Earlier in May, the group, affiliated with the Albania-based opposition Mojahedin-e-Khalq (MEK) group -- People's Mojahedin Organization of Iran, hacked into the Islamic Republic’s foreign ministry servers, disabling 210 sites and online services and leaking another large batch of documents.

In the new cyberattack, the group is said to have gained access to “tens of thousands confidential documents” but has so far released only a fraction of them. The number of the published documents is still so large that analyzing them will take days if not weeks.
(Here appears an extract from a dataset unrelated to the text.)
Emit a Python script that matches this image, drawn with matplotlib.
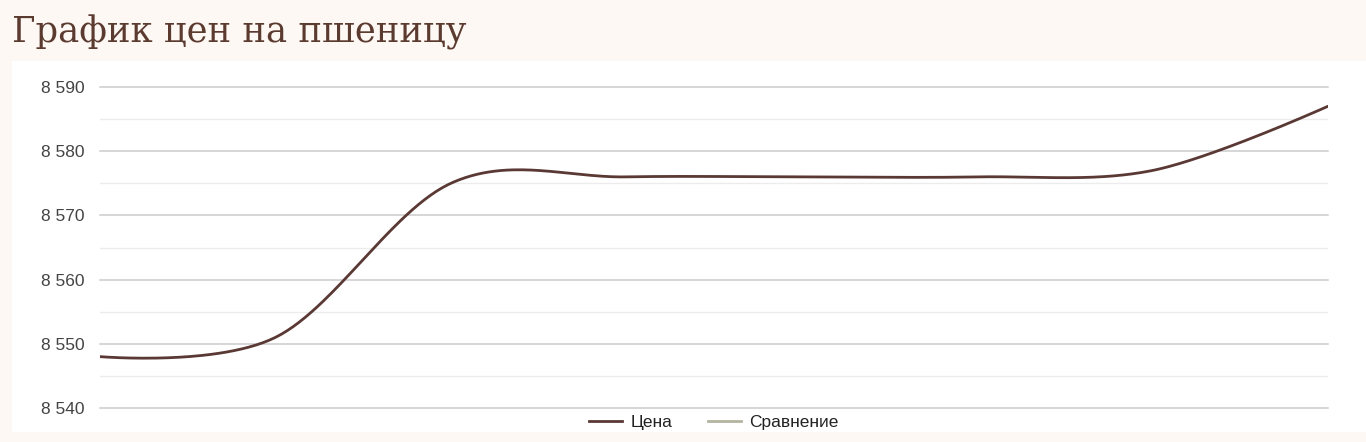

A sample of the leaked documents

The group also claimed that their access to the internal systems of the president’s office was so unbounded that they sent e-mails to the office’s recipients address list with photos of the leaders of MEK and photos of Iran’s Supreme Leader Ali Khamenei and President Raisi with red crosses over them as well as slogans of “Death to Khamenei” and “Hail to Rajavi”, the current leader of the opposition group.

The president’s office immediately reacted, denying that “the official website of the president” was down due to any attack. However, the regime cannot win this on a technicality as the group had not claimed to hack the frontage of the site but the internal servers.

Among the released documents, there is correspondence between the president’s office and the office of the secretary of Iran’s Supreme National Security Council (SNSC) under besmirched chief Ali Shamkhani, confirming rumors that the regime's top security chief was forced out after the President said he had failed to do enough to quash riots, in spite of causing the death of 750 civilians and arresting 30,000 more.

In the letter addressed to Shamkhani, the chief of staff of the president, Gholam-Hossein Esmaili, criticized the security chief for a lack of insight into the wave of protests that engulfed Iran following the death in custody of 22-year-old Mahsa Amini. With a condescending tone, Esmaili rebuked Shamkhani’s office for “inconsistencies, deficiencies, and defects of the country's intelligence systems”. The letter tells the shamed security chief the regime “expected more.”

A sample of the leaked documents

There are numerous other documents that showed how the president’s office is trying to keep the government afloat in the face of bouts of incessant rallies without any practical strategy and tactic. Several of such documents pertained to sessions held to find ways to quell the protests inside Iranian universities.

A large number of the leaked documents provide evidence of the administration’s financial exploitation in cooperation with different organizations. One such example is a letter that shows the country’s armed forces sold 400 million euros to the central bank, while another document shows that the armed forces also sell foreign currency gained from export of oil in the black market.

In the letter addressed to the head of the General Staff of the Armed Forces, the head of the Central Bank of Iran, Mohammad-Reza Farzin, said the armed forces must supply the currency obtained from the sale of oil to the central bank, instead of selling the foreign currency to the cash-strapped bank. In March, Iran’s parliament approved legislation according to which the General Staff of the Armed Forces is allowed to export three billion euros worth of crude oil and oil products through small private refineries.

The ongoing brutal surveillance operations were exposed in another document, in which the commander-in-chief of the Revolutionary Guards asked Vice President Mohammad Mokhber to provide the financial means to revamp the surveillance cameras of the capital’s subway stations so that they can be used to quash the protests. In the letter, Hossein Salami said the CCTV cameras and the subway monitoring system in Tehran are old, leading to their limited functionality in the crackdown of the popular protests. The amount needed for new cameras is said to be over $32,000 for each station. Tehran has about 150 subway stations, which means spending nearly $5 million towards a security state.